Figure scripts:
···

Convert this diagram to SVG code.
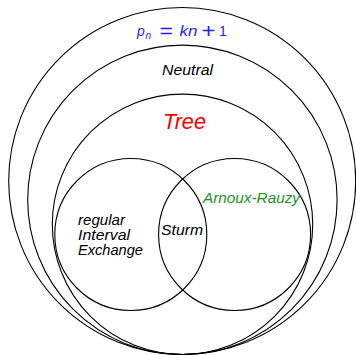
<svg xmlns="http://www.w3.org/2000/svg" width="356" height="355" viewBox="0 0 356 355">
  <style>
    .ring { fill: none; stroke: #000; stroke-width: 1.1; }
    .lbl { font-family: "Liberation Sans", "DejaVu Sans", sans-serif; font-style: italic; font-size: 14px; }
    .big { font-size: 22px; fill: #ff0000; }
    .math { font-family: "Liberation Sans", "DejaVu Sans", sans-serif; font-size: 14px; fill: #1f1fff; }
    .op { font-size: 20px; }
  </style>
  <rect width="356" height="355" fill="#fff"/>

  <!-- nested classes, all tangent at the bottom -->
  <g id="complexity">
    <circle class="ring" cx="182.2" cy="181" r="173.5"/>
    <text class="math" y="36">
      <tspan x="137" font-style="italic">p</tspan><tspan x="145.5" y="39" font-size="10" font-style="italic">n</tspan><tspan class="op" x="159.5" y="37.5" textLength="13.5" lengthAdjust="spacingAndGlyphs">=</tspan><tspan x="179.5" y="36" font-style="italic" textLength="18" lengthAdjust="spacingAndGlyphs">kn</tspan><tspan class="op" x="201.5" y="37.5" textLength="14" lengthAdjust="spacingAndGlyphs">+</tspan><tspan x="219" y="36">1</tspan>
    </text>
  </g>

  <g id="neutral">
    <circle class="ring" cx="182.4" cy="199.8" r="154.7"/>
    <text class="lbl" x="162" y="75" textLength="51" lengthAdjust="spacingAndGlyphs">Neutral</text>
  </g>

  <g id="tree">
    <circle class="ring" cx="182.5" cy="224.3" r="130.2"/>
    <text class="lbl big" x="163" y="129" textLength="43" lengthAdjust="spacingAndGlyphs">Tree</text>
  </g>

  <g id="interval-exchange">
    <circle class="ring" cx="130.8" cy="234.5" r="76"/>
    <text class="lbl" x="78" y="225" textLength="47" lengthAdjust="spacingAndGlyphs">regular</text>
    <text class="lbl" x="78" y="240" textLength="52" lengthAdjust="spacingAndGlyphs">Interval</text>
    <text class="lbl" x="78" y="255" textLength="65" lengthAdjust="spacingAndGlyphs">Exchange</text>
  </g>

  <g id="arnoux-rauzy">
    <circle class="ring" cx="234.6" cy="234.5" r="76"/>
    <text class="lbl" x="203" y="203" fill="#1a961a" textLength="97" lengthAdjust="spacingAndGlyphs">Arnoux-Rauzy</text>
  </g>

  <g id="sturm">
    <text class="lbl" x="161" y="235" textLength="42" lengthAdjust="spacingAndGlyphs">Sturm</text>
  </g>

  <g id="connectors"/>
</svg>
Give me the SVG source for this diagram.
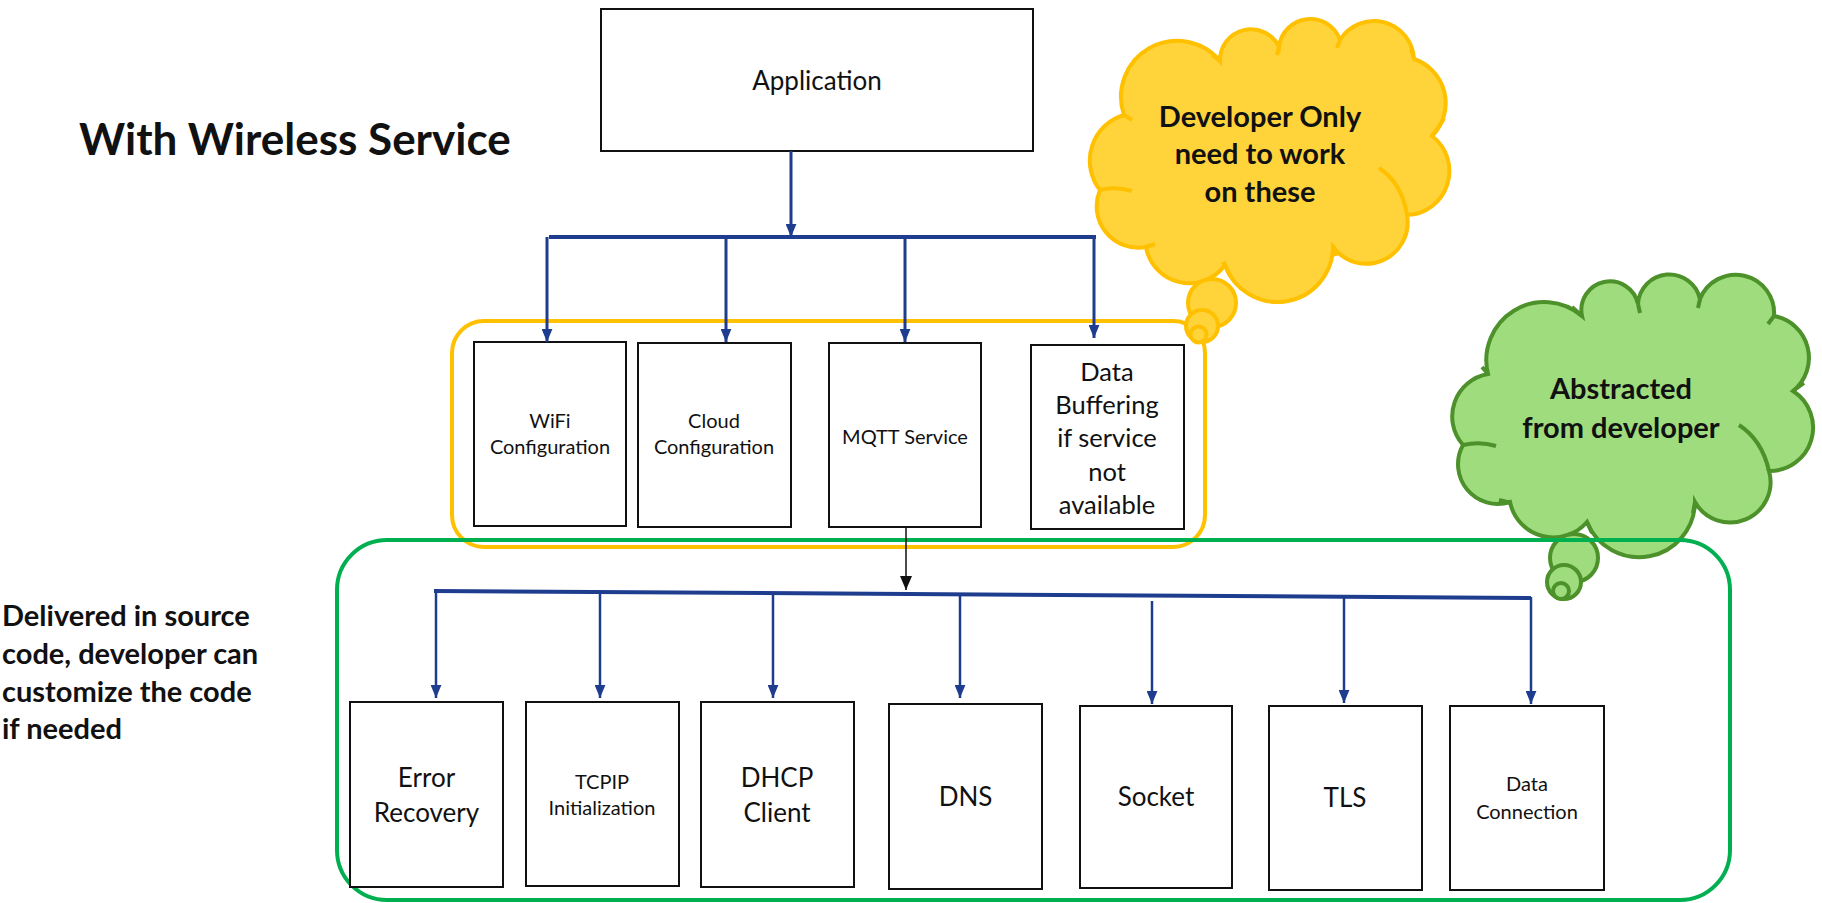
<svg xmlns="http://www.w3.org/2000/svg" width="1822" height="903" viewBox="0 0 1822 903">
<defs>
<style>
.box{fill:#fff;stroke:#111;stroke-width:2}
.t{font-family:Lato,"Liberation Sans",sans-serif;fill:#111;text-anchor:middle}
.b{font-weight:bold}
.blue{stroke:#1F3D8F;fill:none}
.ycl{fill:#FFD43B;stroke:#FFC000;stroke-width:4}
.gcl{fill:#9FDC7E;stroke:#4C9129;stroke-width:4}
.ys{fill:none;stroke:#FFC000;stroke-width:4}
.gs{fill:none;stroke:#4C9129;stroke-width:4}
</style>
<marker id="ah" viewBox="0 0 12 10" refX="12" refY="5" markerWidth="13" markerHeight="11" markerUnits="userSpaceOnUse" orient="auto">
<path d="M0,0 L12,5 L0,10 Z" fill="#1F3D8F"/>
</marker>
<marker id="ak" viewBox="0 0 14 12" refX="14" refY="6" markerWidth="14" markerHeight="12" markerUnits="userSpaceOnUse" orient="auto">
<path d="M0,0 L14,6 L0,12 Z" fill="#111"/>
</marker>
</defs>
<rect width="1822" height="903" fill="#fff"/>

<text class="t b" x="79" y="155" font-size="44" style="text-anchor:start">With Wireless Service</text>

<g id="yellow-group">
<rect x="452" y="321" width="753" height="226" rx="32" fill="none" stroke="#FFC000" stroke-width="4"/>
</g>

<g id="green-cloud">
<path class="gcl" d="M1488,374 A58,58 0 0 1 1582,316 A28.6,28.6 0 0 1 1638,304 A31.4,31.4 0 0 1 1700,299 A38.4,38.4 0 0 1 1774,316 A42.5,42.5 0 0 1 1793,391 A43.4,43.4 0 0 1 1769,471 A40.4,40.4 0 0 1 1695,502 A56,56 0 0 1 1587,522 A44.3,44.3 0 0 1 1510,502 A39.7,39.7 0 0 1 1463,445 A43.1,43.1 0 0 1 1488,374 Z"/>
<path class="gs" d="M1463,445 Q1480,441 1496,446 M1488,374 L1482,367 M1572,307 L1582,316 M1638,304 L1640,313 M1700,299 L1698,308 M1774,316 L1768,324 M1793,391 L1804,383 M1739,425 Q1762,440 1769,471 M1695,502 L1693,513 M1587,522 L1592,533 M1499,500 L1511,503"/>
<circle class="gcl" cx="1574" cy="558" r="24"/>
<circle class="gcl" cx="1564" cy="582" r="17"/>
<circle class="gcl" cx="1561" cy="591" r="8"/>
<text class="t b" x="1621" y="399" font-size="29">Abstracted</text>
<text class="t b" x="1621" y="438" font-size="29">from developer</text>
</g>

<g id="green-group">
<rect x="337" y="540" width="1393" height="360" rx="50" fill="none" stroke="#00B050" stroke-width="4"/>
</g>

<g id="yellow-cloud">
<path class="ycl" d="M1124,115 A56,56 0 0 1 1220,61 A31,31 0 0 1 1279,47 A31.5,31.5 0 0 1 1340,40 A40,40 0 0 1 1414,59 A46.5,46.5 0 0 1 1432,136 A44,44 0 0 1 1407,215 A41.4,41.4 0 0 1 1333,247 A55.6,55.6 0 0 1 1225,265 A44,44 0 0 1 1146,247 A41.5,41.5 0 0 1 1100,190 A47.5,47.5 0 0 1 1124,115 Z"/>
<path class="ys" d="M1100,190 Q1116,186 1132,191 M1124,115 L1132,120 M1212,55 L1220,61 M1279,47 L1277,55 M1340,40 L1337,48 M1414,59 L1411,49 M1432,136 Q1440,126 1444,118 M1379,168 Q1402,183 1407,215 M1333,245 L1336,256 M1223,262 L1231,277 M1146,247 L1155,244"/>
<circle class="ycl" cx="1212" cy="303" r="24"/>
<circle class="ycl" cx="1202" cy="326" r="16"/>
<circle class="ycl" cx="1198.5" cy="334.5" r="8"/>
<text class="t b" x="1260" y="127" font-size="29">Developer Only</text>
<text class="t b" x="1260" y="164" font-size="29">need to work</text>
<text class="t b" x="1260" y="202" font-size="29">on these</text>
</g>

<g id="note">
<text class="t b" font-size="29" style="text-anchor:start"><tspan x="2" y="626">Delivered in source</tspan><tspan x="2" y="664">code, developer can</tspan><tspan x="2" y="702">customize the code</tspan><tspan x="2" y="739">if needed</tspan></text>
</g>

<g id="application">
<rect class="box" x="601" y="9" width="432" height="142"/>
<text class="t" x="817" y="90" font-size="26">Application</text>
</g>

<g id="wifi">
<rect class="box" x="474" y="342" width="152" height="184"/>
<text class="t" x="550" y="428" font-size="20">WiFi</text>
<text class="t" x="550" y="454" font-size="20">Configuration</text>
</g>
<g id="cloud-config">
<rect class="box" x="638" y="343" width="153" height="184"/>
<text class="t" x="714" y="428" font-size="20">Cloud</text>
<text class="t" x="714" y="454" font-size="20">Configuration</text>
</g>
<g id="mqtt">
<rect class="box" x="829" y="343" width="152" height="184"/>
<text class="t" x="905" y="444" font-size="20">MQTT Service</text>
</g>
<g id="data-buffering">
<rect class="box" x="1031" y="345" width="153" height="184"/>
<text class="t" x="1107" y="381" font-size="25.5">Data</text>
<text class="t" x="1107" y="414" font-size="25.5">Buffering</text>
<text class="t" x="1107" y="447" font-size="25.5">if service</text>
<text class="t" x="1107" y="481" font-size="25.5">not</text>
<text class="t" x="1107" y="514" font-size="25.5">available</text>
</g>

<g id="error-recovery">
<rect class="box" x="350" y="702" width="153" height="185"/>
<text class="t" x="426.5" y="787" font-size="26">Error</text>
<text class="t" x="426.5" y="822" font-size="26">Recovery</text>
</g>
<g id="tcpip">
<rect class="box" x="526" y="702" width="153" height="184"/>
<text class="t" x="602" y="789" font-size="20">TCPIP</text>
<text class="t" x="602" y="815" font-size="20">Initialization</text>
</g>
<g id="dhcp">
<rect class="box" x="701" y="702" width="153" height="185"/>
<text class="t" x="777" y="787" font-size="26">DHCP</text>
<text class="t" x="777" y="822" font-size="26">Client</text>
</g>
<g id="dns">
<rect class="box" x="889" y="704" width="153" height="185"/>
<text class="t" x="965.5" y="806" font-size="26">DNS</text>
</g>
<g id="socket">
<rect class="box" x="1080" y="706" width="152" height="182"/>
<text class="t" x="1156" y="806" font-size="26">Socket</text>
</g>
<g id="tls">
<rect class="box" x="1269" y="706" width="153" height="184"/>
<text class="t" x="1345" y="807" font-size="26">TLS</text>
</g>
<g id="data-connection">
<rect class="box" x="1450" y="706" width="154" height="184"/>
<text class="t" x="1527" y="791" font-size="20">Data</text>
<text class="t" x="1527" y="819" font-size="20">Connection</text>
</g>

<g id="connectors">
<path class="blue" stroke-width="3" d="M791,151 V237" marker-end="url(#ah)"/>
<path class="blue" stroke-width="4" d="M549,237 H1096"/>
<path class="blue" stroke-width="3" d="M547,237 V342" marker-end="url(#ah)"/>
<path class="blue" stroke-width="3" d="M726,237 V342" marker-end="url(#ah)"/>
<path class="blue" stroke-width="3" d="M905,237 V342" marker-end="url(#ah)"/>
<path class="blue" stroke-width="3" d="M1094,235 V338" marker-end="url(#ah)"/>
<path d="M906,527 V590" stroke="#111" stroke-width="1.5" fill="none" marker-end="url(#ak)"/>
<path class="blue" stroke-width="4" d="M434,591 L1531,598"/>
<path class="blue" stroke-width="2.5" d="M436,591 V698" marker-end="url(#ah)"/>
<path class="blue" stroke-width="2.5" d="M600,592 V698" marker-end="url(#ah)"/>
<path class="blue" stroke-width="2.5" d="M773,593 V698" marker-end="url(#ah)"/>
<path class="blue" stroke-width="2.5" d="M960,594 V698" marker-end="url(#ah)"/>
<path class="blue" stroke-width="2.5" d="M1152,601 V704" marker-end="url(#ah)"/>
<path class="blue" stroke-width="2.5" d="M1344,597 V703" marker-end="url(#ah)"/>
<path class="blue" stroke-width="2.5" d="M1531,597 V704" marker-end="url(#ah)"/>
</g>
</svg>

···

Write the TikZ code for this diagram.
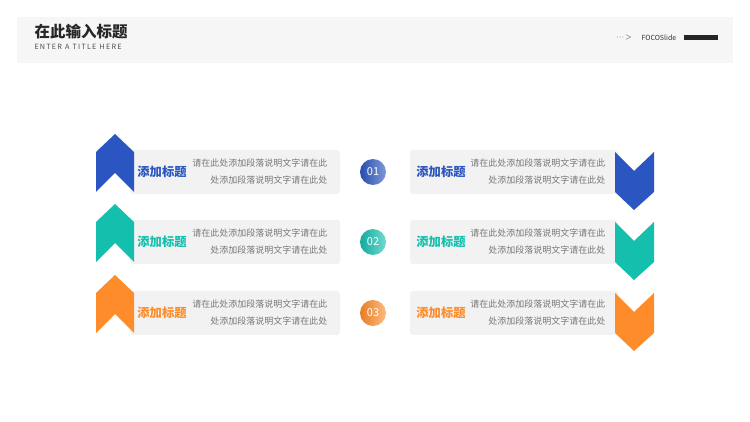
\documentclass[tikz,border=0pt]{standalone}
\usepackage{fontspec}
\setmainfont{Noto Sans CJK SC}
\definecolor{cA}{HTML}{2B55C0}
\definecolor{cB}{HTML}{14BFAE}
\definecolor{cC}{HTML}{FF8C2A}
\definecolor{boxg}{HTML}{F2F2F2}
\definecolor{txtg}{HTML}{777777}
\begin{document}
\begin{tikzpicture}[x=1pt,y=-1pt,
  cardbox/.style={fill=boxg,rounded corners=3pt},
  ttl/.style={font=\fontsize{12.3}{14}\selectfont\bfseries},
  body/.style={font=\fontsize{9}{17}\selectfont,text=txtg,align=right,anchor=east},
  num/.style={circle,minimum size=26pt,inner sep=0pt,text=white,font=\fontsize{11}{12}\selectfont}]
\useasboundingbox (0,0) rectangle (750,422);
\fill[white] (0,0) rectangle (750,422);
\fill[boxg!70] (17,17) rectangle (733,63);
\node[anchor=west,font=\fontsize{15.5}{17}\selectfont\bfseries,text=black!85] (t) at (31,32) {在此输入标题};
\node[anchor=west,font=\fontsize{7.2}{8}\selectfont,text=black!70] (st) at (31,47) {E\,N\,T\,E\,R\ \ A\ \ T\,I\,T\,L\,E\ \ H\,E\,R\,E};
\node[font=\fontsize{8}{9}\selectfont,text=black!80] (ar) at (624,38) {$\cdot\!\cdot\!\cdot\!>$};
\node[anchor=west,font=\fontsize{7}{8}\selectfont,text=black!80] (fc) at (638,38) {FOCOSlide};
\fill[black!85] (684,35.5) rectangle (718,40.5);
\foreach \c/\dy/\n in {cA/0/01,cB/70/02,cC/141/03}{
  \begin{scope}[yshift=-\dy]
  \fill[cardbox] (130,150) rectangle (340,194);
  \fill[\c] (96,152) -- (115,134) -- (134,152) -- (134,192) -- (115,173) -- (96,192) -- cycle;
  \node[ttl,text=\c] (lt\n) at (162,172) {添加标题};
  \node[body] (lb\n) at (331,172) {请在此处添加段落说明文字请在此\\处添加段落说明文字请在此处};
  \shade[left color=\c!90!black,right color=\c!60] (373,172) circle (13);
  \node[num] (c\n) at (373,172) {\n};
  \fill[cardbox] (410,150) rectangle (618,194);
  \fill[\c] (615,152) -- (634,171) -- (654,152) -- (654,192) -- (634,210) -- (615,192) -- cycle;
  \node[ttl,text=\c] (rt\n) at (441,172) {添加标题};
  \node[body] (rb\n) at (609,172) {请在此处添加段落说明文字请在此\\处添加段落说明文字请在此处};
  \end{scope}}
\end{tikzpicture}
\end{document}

···

GOAL:
Go through the records and copy each line with "code" in it.

COMPLETED EXERCISE:
Convert this diagram to SVG code.
<text class="t b" font-size="29" style="text-anchor:start"><tspan x="2" y="626">Delivered in source</tspan><tspan x="2" y="664">code, developer can</tspan><tspan x="2" y="702">customize the code</tspan><tspan x="2" y="739">if needed</tspan></text>
Write the TikZ code for this diagram.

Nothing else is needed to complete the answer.